Saturday, December 31, 2011

Happy F-in New Years!

It is currently 6:37am and I haven't slept a wink.

I lay down and the water works start. Why is it the moment we said goodbye and hung up the phone all the feelings that decided to stay hidden since coming home unveiled themselves all at once.

The only time I feel like myself is at work when I have no room to stop and think about anything other than what I am supposed to be doing.

I hate driving in the car. The radio, no matter what station I go on whether it be country, Christian, Alternative or ROCK, they all have a song that makes me cry. Crying and driving are not a good mixture. I don't want to turn off the radio and drive in silence because then the thoughts in my head will drive me insane!

I feel so empty, but I feel like I had to think about my future security.

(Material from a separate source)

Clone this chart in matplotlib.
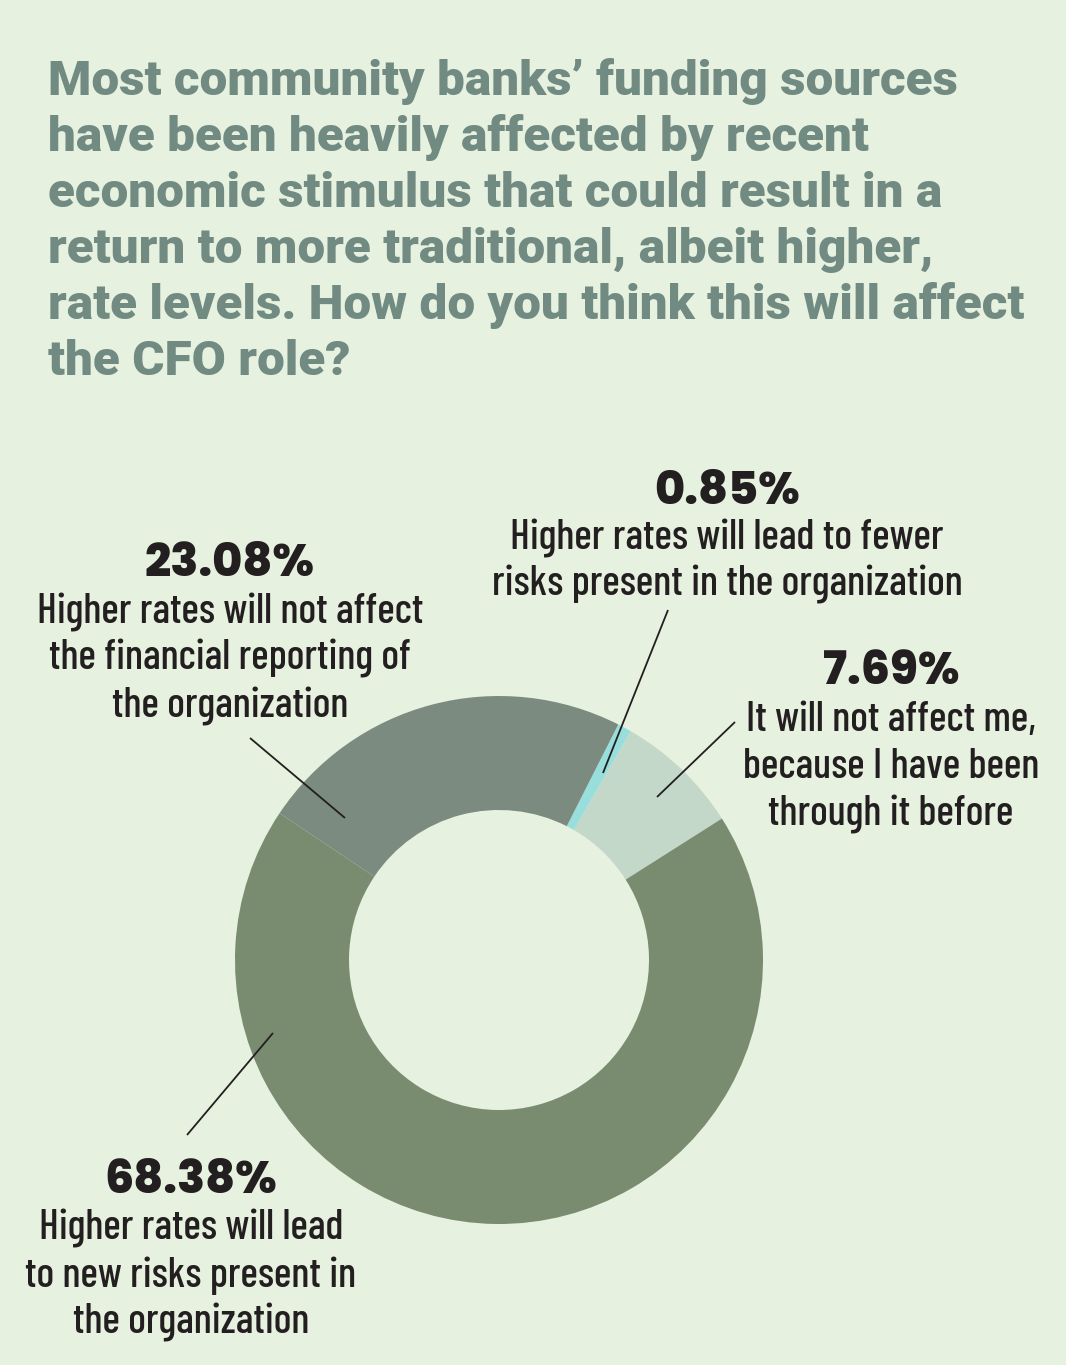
import matplotlib.pyplot as plt

# survey answers, in the order they go round the ring (counter-clockwise)
shares = [7.69, 0.85, 23.08, 68.38]
pct_labels = ["7.69%", "0.85%", "23.08%", "68.38%"]
answers = [
    ["It will not affect me,", "because I have been", "through it before"],
    ["Higher rates will lead to fewer", "risks present in the organization"],
    ["Higher rates will not affect", "the financial reporting of", "the organization"],
    ["Higher rates will lead", "to new risks present in", "the organization"],
]
colors = ["#c3d8c9", "#97dedc", "#7b8b80", "#798c70"]

title_lines = [
    "Most community banks\u2019 funding sources",
    "have been heavily affected by recent",
    "economic stimulus that could result in a",
    "return to more traditional, albeit higher,",
    "rate levels. How do you think this will affect",
    "the CFO role?",
]

W, H = 1066, 1365
BG = "#e6f1df"
TITLE_COL = "#718a82"
DARK = "#231f20"
TITLE_FONT = ["Roboto", "DejaVu Sans"]
LABEL_FONT = ["Barlow Condensed", "Roboto Condensed", "Liberation Sans Narrow", "DejaVu Sans"]
PCT_FONT = ["Poppins", "DejaVu Sans"]

fig = plt.figure(figsize=(W / 100, H / 100), dpi=100, facecolor=BG)
ax = fig.add_axes([0, 0, 1, 1])
ax.set_facecolor(BG)
ax.set_xlim(0, W)
ax.set_ylim(0, H)
ax.set_aspect("equal")
ax.axis("off")
renderer = fig.canvas.get_renderer()


def Y(y):
    # pixel row (from top) -> data y
    return H - y


def fit_size(text, family, weight, target_px, start=30):
    # find a font size that makes `text` about target_px wide
    t = ax.text(0, 0, text, fontsize=start, family=family, fontweight=weight)
    w = t.get_window_extent(renderer=renderer).width
    t.remove()
    return start * target_px / w


# title, one line at a time
title_size = fit_size(title_lines[4], TITLE_FONT, 900, 974)
for i, line in enumerate(title_lines):
    ax.text(48, Y(95 + 56 * i), line, fontsize=title_size, fontweight=900,
            color=TITLE_COL, ha="left", va="baseline", family=TITLE_FONT)

# donut
cx, cy, r_out, ring = 499, 960, 264, 114
ax.pie(shares, colors=colors, startangle=32.4, counterclock=True,
       radius=r_out, center=(cx, Y(cy)),
       wedgeprops=dict(width=ring, linewidth=0))

# label blocks: (centre x, percent baseline, line spacing)
blocks = [
    (891, 684, 47),
    (727, 504, 46),
    (230, 576, 47),
    (191, 1193, 47),
]
pct_size = fit_size("23.08%", PCT_FONT, 800, 170)
lab_size = fit_size("Higher rates will not affect", LABEL_FONT, 500, 386)
for (bx, by, step), pct, lines in zip(blocks, pct_labels, answers):
    ax.text(bx, Y(by), pct, fontsize=pct_size, fontweight=800, color=DARK,
            ha="center", va="baseline", family=PCT_FONT)
    for j, ln in enumerate(lines):
        ax.text(bx, Y(by + step * (j + 1)), ln, fontsize=lab_size, color=DARK,
                fontweight=500, ha="center", va="baseline", family=LABEL_FONT)

# leader lines
leaders = [
    ((735, 722), (657, 797)),
    ((668, 610), (603, 773)),
    ((250, 738), (345, 818)),
    ((187, 1135), (273, 1033)),
]
for (x0, y0), (x1, y1) in leaders:
    ax.plot([x0, x1], [Y(y0), Y(y1)], color=DARK, lw=1.3, solid_capstyle="butt")

ax.set_xlim(0, W)
ax.set_ylim(0, H)

fig.savefig("out.png", dpi=100, facecolor=BG)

I just hate that I feel like I lost people who meant so much to me. They offered me their hospitality and I practically spit in their faces. I wasn't a very considerate friend and I am having to pay the price.

I am starting to think that Stephen was right when he said I am worthless. I just keep hurting the people who mean the most to me and that I care for very much. I try to make people happy and it all comes crashing down. It all spins out of control so fast. I don't know how to stop it. I just freeze up and do nothing.

I am hoping I can sleep now. I doubt it though. Sleep is not something my mind wants me to do anytime soon.